4. Stopping, mid-stride in a busy aisle to text your bros isn’t the wisest idea. I forces me to pretend that I didn’t see you when I plow into you, and then pretend that I’m sorry. That saps energy I was saving for when I have to attempt to control every fiber of my being from punching you in the throat when you finally end your phone call to your bros at home about how hot Miss Fender Washer is, and how she signed your poster “CALL ME, LOL!”, and step out of that stall after 20 minutes of hearing “No, bro, it gets better!”, and look at the line of 35 angry colons waiting to explode.
5. If nothing else, DO NOT use someone else’s pass, or try to slip in with last year’s, or some doctored pass or otherwise. What are you, like five years old? And no, I don’t believe that the Asian guy’s real name was Jesus Angelino Martinez de Venuza. I’m not buying it.
6. For the love of all that is holy, DRESS APPROPRIATELY. Nothing makes you look more out of place than the stained t-shirt, shorts and flip-flops. Honestly. If you can’t respect my industry, at the very least respect yourself. It’s a PROFESSIONAL TRADE EVENT. Not the fucking Piggly Wiggly on Thursday night, you trash.
Some helpful hints and tips for making the most of your “Give Me Free Shit for My Project” SEMA Trip:
1. Be “in” the industry. It helps to have some sort of an established presence. I mean beyond the whole “I have a cool car/truck/bicycle”, or the “I bought so-and-so’s cool car/truck/bicycle”. Have a shop. Perhaps some sort of ACTUAL clout, outside of your five good-time buds.
2. Don’t drop names of people who have no clue that you’re using their name. It’ll make for some good times when the rep you spoke to speaks with me following the show; probably some awkward ones for you moving forward.
3. If you’re going to use your connection with an artist or designer to further your agenda, it helps to utilize a rendering drawn BY that artist for the “project” you’re dreaming up as you go along. See “awkward” above in tip #2.
4. SEMA isn’t your personal fucking gift box. It’s a trade show. The professionals are there to network, and plot and plan the coming year. Your dumb ass just makes it feel a lot longer than the week needs to.
5. Stop bugging the designers for free renderings with promises of “getting some coverage”. Chances are, if the designer is at SEMA, they certainly don’t need you.
6. Yes, we pro’s notice that the name on your badge doesn’t fit with your face… and we can sure as fuck bet that you don’t belong. Your loud-mouthed horseplay on the show floor gave it away early on.
7. I’m not your “boy”. I built this business myself (as did all of the working artists and designers), purely on the reputation of good work, and I’ve been blessed to make the connections I have. I work my ass off for them. If you’d like to think that you’re any part of this, cut a check, and I’ll consider making you a partner.

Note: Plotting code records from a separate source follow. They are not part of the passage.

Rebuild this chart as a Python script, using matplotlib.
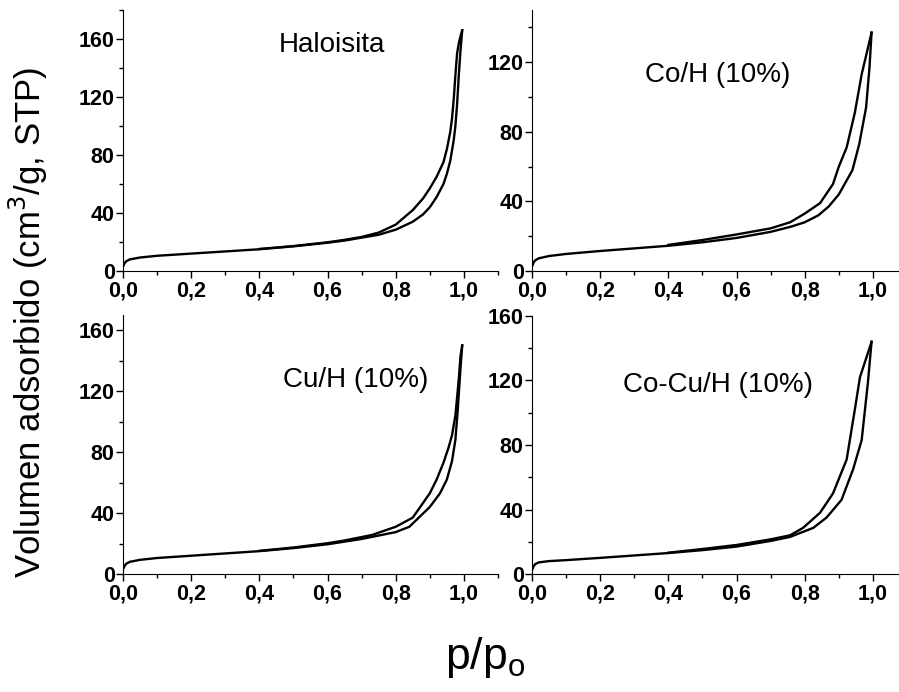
import matplotlib
matplotlib.use("Agg")
import matplotlib.pyplot as plt
from matplotlib.ticker import MultipleLocator, FuncFormatter

plt.rcParams["font.family"] = ["Liberation Sans", "DejaVu Sans"]

# Haloisita
halo_ads_p = [0.0, 0.005, 0.01, 0.02, 0.05, 0.1, 0.2, 0.3, 0.4, 0.5, 0.6, 0.65, 0.7, 0.75,
              0.8, 0.85, 0.88, 0.9, 0.92, 0.94, 0.95, 0.96, 0.97, 0.975, 0.98, 0.985, 0.99, 0.995]
halo_ads_v = [3, 5.5, 6.8, 8.0, 9.3, 10.5, 12, 13.5, 15, 17, 19.5, 21, 23, 25,
              28.5, 34, 39, 44, 51, 60, 67, 76, 90, 100, 115, 135, 152, 166]
halo_des_p = [0.995, 0.99, 0.985, 0.98, 0.975, 0.97, 0.965, 0.96, 0.95, 0.94, 0.92, 0.9,
              0.88, 0.85, 0.8, 0.75, 0.7, 0.65, 0.6, 0.5, 0.4]
halo_des_v = [166, 162, 157, 150, 135, 118, 105, 96, 84, 75, 65, 57,
              50, 42, 32, 26.5, 23.5, 21.5, 19.8, 17.2, 15.2]

# Co/H (10%)
coh_ads_p = [0.0, 0.005, 0.01, 0.02, 0.05, 0.1, 0.2, 0.3, 0.4, 0.5, 0.6, 0.7, 0.76, 0.8,
             0.84, 0.87, 0.9, 0.94, 0.96, 0.98, 0.99, 0.996]
coh_ads_v = [2.5, 5, 6.2, 7.3, 8.6, 9.8, 11.5, 13, 14.5, 16.5, 19, 22.5, 25.5, 28,
             32, 37, 44, 58, 73, 94, 117, 137]
coh_des_p = [0.996, 0.967, 0.947, 0.923, 0.9, 0.883, 0.845, 0.8, 0.757, 0.7, 0.6, 0.5, 0.4]
coh_des_v = [137, 113, 91, 71, 60, 50, 39, 33, 28, 24.5, 21, 17.8, 15]

# Cu/H (10%)
cuh_ads_p = [0.0, 0.005, 0.01, 0.02, 0.05, 0.1, 0.2, 0.3, 0.4, 0.5, 0.6, 0.7, 0.8, 0.84,
             0.9, 0.93, 0.95, 0.965, 0.975, 0.982, 0.99, 0.995]
cuh_ads_v = [3, 5.5, 6.8, 8.0, 9.3, 10.5, 12, 13.5, 15, 17, 19.5, 23, 27.5, 31,
             44, 53, 62, 74, 88, 108, 135, 150]
cuh_des_p = [0.995, 0.99, 0.985, 0.975, 0.965, 0.955, 0.94, 0.92, 0.9, 0.85, 0.8, 0.73,
             0.65, 0.6, 0.5, 0.4]
cuh_des_v = [150, 143, 128, 104, 91, 83, 73, 62, 53, 37, 31, 25.6,
             22, 20.2, 17.4, 15.2]

# Co-Cu/H (10%)
cocu_ads_p = [0.0, 0.005, 0.01, 0.02, 0.05, 0.1, 0.2, 0.3, 0.4, 0.5, 0.6, 0.7, 0.757, 0.825,
              0.864, 0.908, 0.942, 0.967, 0.985, 0.996]
cocu_ads_v = [2.5, 5, 6.2, 7.2, 8.0, 8.6, 10, 11.5, 13, 14.8, 17, 20.5, 23, 28.6,
              35, 46, 65, 83, 118, 144]
cocu_des_p = [0.996, 0.962, 0.947, 0.923, 0.883, 0.845, 0.795, 0.757, 0.7, 0.6, 0.5, 0.4]
cocu_des_v = [144, 122, 102, 71, 50, 38, 28.6, 24, 21.5, 18, 15.5, 13.2]

panels = [
    ("Haloisita", halo_ads_p, halo_ads_v, halo_des_p, halo_des_v, 180, (332, 45)),
    ("Co/H (10%)", coh_ads_p, coh_ads_v, coh_des_p, coh_des_v, 150, (718, 75)),
    ("Cu/H (10%)", cuh_ads_p, cuh_ads_v, cuh_des_p, cuh_des_v, 170, (356, 380)),
    ("Co-Cu/H (10%)", cocu_ads_p, cocu_ads_v, cocu_des_p, cocu_des_v, 160, (718, 385)),
]

W, H = 899, 692
fig = plt.figure(figsize=(W / 100, H / 100), dpi=100)

# axes boxes in pixels: (left, top, right, bottom)
boxes = [(123, 10, 498, 271), (532, 10, 907, 271),
         (123, 315, 498, 574), (532, 316, 907, 574)]

comma = FuncFormatter(lambda v, pos: f"{v:.1f}".replace(".", ","))

for (name, ap, av, dp, dv, ytop, tpos), (l, t, r, b) in zip(panels, boxes):
    ax = fig.add_axes([l / W, 1 - b / H, (r - l) / W, (b - t) / H])
    ax.plot(ap, av, color="black", lw=1.7)
    ax.plot(dp, dv, color="black", lw=1.7)
    ax.set_xlim(0, 1.1)
    ax.set_ylim(0, ytop)
    ax.spines["top"].set_visible(False)
    ax.spines["right"].set_visible(False)
    ax.xaxis.set_major_locator(MultipleLocator(0.2))
    ax.xaxis.set_minor_locator(MultipleLocator(0.1))
    ax.yaxis.set_major_locator(MultipleLocator(40))
    ax.yaxis.set_minor_locator(MultipleLocator(20))
    ax.xaxis.set_major_formatter(comma)
    ax.tick_params(which="major", length=5, width=1, labelsize=15.5)
    ax.tick_params(which="minor", length=3, width=1)
    ax.tick_params(axis="x", which="major", pad=2)
    ax.tick_params(axis="y", which="major", pad=1)
    for lab in ax.get_xticklabels() + ax.get_yticklabels():
        lab.set_fontweight("bold")
    fig.text(tpos[0] / W, 1 - tpos[1] / H, name, ha="center", va="center", fontsize=20)

fig.text(28 / W, 1 - 322 / H, "Volumen adsorbido (cm$^3$/g, STP)", rotation=90,
         ha="center", va="center", fontsize=25)
fig.text(485 / W, 1 - 657 / H, "p/p$_\\mathregular{o}$", ha="center", va="center",
         fontsize=32)

fig.savefig("out.png", dpi=100)
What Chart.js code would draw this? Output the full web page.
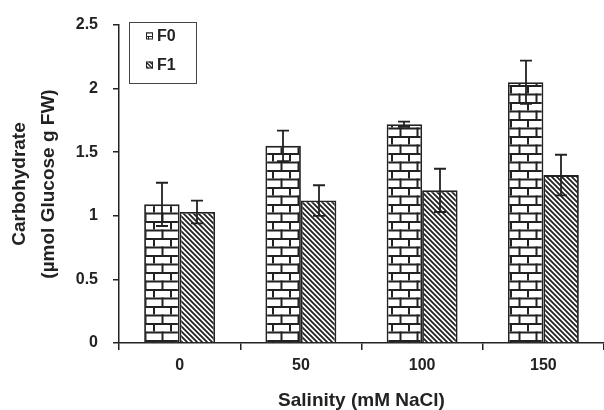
<!DOCTYPE html>
<html>
<head>
<meta charset="utf-8">
<script src="https://cdn.jsdelivr.net/npm/chart.js@4.4.1/dist/chart.umd.min.js"></script>
<style>
  html,body{margin:0;padding:0;background:#fff}
  #wrap{width:604px;height:410px}
</style>
</head>
<body>
<div id="wrap"><canvas id="chart" width="604" height="410"></canvas></div>
<script>
/* carbohydrate vs salinity, F0 / F1 */
const categories=['0','50','100','150'];
const seriesNames=['F0','F1'];
const f0Values=[1.09,1.55,1.72,2.05];
const f1Values=[1.03,1.12,1.20,1.32];
const f0Errors=[0.17,0.12,0.02,0.17];
const f1Errors=[0.09,0.12,0.17,0.16];
const yTickLabels=['0','0.5','1','1.5','2','2.5'];

const INK='#222';
const FONT='"Liberation Sans", Arial, sans-serif';

/* ── fill patterns ── */
function brickPattern(w,h,lw){
  const c=document.createElement('canvas');c.width=w;c.height=h;
  const g=c.getContext('2d');
  g.fillStyle='#fff';g.fillRect(0,0,w,h);
  g.fillStyle=INK;
  g.fillRect(0,0,w,lw);g.fillRect(0,h/2,w,lw);
  g.fillRect(0,0,lw,h/2);g.fillRect(w/2,h/2,lw,h/2);
  return g.createPattern(c,'repeat');
}
function stripePattern(s,lw){
  const c=document.createElement('canvas');c.width=s;c.height=s;
  const g=c.getContext('2d');
  g.fillStyle='#fff';g.fillRect(0,0,s,s);
  g.strokeStyle=INK;g.lineWidth=lw;
  g.beginPath();
  for(let k=-1;k<=1;k++){g.moveTo(k*s-1,-1);g.lineTo(k*s+s+1,s+1);}
  g.stroke();
  return g.createPattern(c,'repeat');
}
const barFills=[brickPattern(17,17,2),stripePattern(5,1.8)];
const legendFills=[brickPattern(8,8,1),stripePattern(4,1.4)];

/* ── error bars ── */
const errorBars={id:'errorBars',afterDatasetsDraw(chart){
  const {ctx}=chart,y=chart.scales.y;
  ctx.save();ctx.strokeStyle=INK;ctx.lineWidth=1.8;
  chart.data.datasets.forEach((ds,i)=>{
    chart.getDatasetMeta(i).data.forEach((bar,j)=>{
      const v=ds.data[j],e=ds.errors[j];
      const yt=y.getPixelForValue(v+e),yb=y.getPixelForValue(v-e);
      const x=Math.round(bar.x);
      ctx.beginPath();
      ctx.moveTo(x,yt);ctx.lineTo(x,yb);
      ctx.moveTo(x-6,yt);ctx.lineTo(x+6,yt);
      ctx.moveTo(x-6,yb);ctx.lineTo(x+6,yb);
      ctx.stroke();
    });
  });
  ctx.restore();
}};

/* ── boxed legend, top-left inside plot ── */
const boxLegend={id:'boxLegend',afterDraw(chart){
  const {ctx}=chart;
  ctx.save();
  ctx.strokeStyle='#444';ctx.lineWidth=1;
  ctx.strokeRect(129.5,22.5,67,61);
  ctx.font='bold 16px '+FONT;ctx.fillStyle=INK;ctx.textBaseline='middle';
  chart.data.datasets.forEach((ds,i)=>{
    const cy=36+i*29;
    ctx.fillStyle=legendFills[i];ctx.fillRect(146,cy-3.5,7,7);
    ctx.strokeStyle=INK;ctx.strokeRect(146.5,cy-3,6,6);
    ctx.fillStyle=INK;ctx.fillText(ds.label,157,cy+1);
  });
  ctx.restore();
}};

new Chart(document.getElementById('chart'),{
  type:'bar',
  data:{
    labels:categories,
    datasets:[
      {label:seriesNames[0],data:f0Values,errors:f0Errors,backgroundColor:barFills[0],borderColor:INK,borderWidth:1.8},
      {label:seriesNames[1],data:f1Values,errors:f1Errors,backgroundColor:barFills[1],borderColor:INK,borderWidth:1.8}
    ]
  },
  options:{
    responsive:false,animation:false,devicePixelRatio:1,
    layout:{padding:{top:25,right:0,bottom:0,left:0}},
    datasets:{bar:{categoryPercentage:0.585,barPercentage:1}},
    plugins:{legend:{display:false},tooltip:{enabled:false}},
    scales:{
      x:{
        grid:{drawOnChartArea:false,tickLength:7,color:INK,lineWidth:1.5},
        border:{color:INK,width:1.5},
        ticks:{color:INK,font:{family:FONT,size:16,weight:'bold'},padding:6},
        title:{display:true,text:'Salinity (mM NaCl)',color:INK,font:{family:FONT,size:19,weight:'bold',lineHeight:1},padding:{top:0,bottom:0}},
        afterFit:s=>{s.height=67;}
      },
      y:{
        min:0,max:2.5,
        grid:{drawOnChartArea:false,tickLength:6,color:INK,lineWidth:1.5},
        border:{color:INK,width:1.5},
        ticks:{stepSize:0.5,color:INK,font:{family:FONT,size:16,weight:'bold'},padding:15,
          callback:(v,i)=>yTickLabels[i]},
        title:{display:true,text:['Carbohydrate','(µmol Glucose g FW)'],color:INK,
          font:{family:FONT,size:19,weight:'bold',lineHeight:1.5},padding:{top:6,bottom:0}},
        afterFit:s=>{s.width=119;}
      }
    }
  },
  plugins:[errorBars,boxLegend]
});
</script>
</body>
</html>
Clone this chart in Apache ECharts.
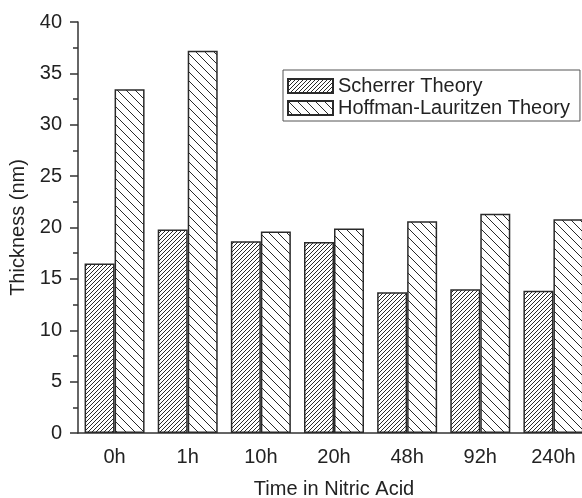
<!DOCTYPE html>
<html>
<head>
<meta charset="utf-8">
<script src="https://cdn.jsdelivr.net/npm/echarts@6/dist/echarts.min.js"></script>
<style>
html,body{margin:0;padding:0;background:#fff;}
#chart{width:582px;height:498px;}
</style>
</head>
<body>
<div id="chart"></div>
<script>
const categories = ['0h', '1h', '10h', '20h', '48h', '92h', '240h'];
const scherrer = [16.5, 19.8, 18.65, 18.6, 13.7, 14.0, 13.85];
const hoffman = [33.45, 37.2, 19.6, 19.9, 20.6, 21.35, 20.8];
const seriesNames = ['Scherrer Theory', 'Hoffman-Lauritzen Theory'];
const yTicks = { min: 0, max: 40, interval: 5 };

function makePattern(period, forward) {
  const c = document.createElement('canvas');
  c.width = period; c.height = period;
  const ctx = c.getContext('2d');
  ctx.fillStyle = '#fff';
  ctx.fillRect(0, 0, period, period);
  ctx.strokeStyle = '#2a2a2a';
  ctx.lineWidth = 1;
  ctx.beginPath();
  for (let k = -1; k <= 1; k++) {
    if (forward) {
      ctx.moveTo(k * period, period);
      ctx.lineTo(k * period + period, 0);
    } else {
      ctx.moveTo(k * period, 0);
      ctx.lineTo(k * period + period, period);
    }
  }
  ctx.stroke();
  return { image: c, repeat: 'repeat' };
}

const font = 'Liberation Sans, Arial, sans-serif';
const txt = '#222';
const chart = echarts.init(document.getElementById('chart'), null, { renderer: 'canvas' });
chart.setOption({
  animation: false,
  backgroundColor: '#fff',
  grid: { left: 78, top: 22, width: 512, bottom: 65, containLabel: false, outerBoundsMode: 'none' },
  legend: {
    orient: 'vertical',
    left: 283, top: 70,
    padding: [6, 10, 3, 4],
    icon: 'rect',
    itemWidth: 45, itemHeight: 14, itemGap: 2,
    borderColor: '#555', borderWidth: 1,
    textStyle: { fontFamily: font, fontSize: 20, color: txt },
    data: seriesNames
  },
  xAxis: [{
    type: 'category',
    data: categories,
    name: 'Time in Nitric Acid',
    nameLocation: 'middle',
    nameGap: 46,
    nameTextStyle: { fontFamily: font, fontSize: 20, color: txt },
    axisLine: { lineStyle: { color: '#333', width: 1.5 } },
    axisTick: { alignWithLabel: true, length: 7, interval: 0, lineStyle: { color: '#333', width: 1.5 } },
    axisLabel: { fontFamily: font, fontSize: 20, color: txt, margin: 14, interval: 0 }
  }, {
    type: 'category',
    data: categories,
    position: 'bottom',
    axisLine: { show: false },
    axisTick: { alignWithLabel: false, length: 4, interval: 0, lineStyle: { color: '#333', width: 1.5 } },
    axisLabel: { show: false }
  }],
  yAxis: {
    type: 'value',
    min: yTicks.min, max: yTicks.max, interval: yTicks.interval,
    name: 'Thickness (nm)',
    nameLocation: 'middle',
    nameGap: 50,
    nameTextStyle: { fontFamily: font, fontSize: 20, color: txt },
    axisLine: { show: true, lineStyle: { color: '#333', width: 1.5 } },
    axisTick: { show: true, length: 8, lineStyle: { color: '#333', width: 1.5 } },
    minorTick: { show: true, splitNumber: 2, length: 5, lineStyle: { color: '#333', width: 1.5 } },
    splitLine: { show: false },
    axisLabel: { fontFamily: font, fontSize: 20, color: txt, margin: 16 }
  },
  series: [{
    name: seriesNames[0],
    type: 'bar',
    data: scherrer,
    barWidth: 30,
    barGap: '0%',
    itemStyle: { color: makePattern(4, true), borderColor: '#2a2a2a', borderWidth: 1.5 }
  }, {
    name: seriesNames[1],
    type: 'bar',
    data: hoffman,
    barWidth: 30,
    barGap: '0%',
    itemStyle: { color: makePattern(9, false), borderColor: '#2a2a2a', borderWidth: 1.5 }
  }]
});
</script>
</body>
</html>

8. Nobody, and I repeat NOBODY owes you shit based upon promises. In this business, it’s all about what you’ve done before the current project. Nobody cares about what you haven’t done yet. If anyone tells you differently, they’re just as full of shit as you are, and you should hook up, and spend your days hoping and dreaming. We’ll look for it next year in the same “proposal” you’re pushing in peoples’ faces.